We now live in the seventh decade of rock 'n' roll, and it has never felt more irrelevant, if such a thing can be gauged by contemporary radio playlists now dominated by slick rappers and aerobicized dance divas. Even terrestrial radio today plays less of a role than it did in 1964, when a young Greil Marcus discovered the Beatles, paying $2 to a friend to listen to a song on the album "With the Beatles," the 1963 British version that his father had brought over from England.
"We paid. We listened. It would cost two dollars to hear it again, he said," Marcus writes. "We paid."

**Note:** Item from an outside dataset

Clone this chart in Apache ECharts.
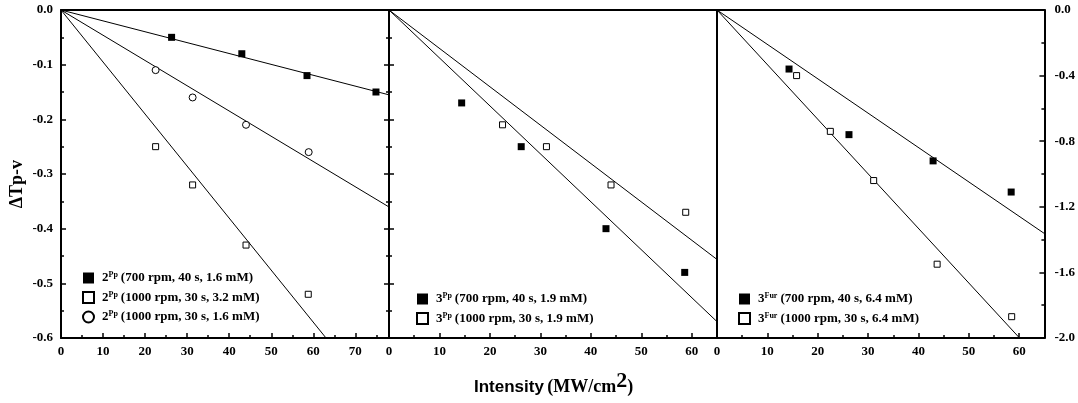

Reading the cultural critic's latest book, "The History of Rock 'N' Roll in Ten Songs" is not a nostalgia trip, nor is it a straightforward lesson plan, as the title implies. What Marcus goes for in these 10 essays is the role time plays in making a song breathe new life into a singer, or sometimes how the right singer breathes new life into a song. Visit the music section of any bookstore or retailer website, and it will be front-loaded with chronological narratives of rock history. You know the stories: How Woody Guthrie served as a talisman for Bob Dylan, what Robert Johnson did to give the British Invasion pure grit, and how Aretha Franklin ushered the church into secular singing.
This isn't that. Marcus rejects the established telling of rock history and instead pushes through an approach that moves away from the deadened hero worship represented by those forces to show how the richer story of rock music — indeed, the wider category of "pop music" and all its incarnations — is actually the one that travels back and forth between songs and performers.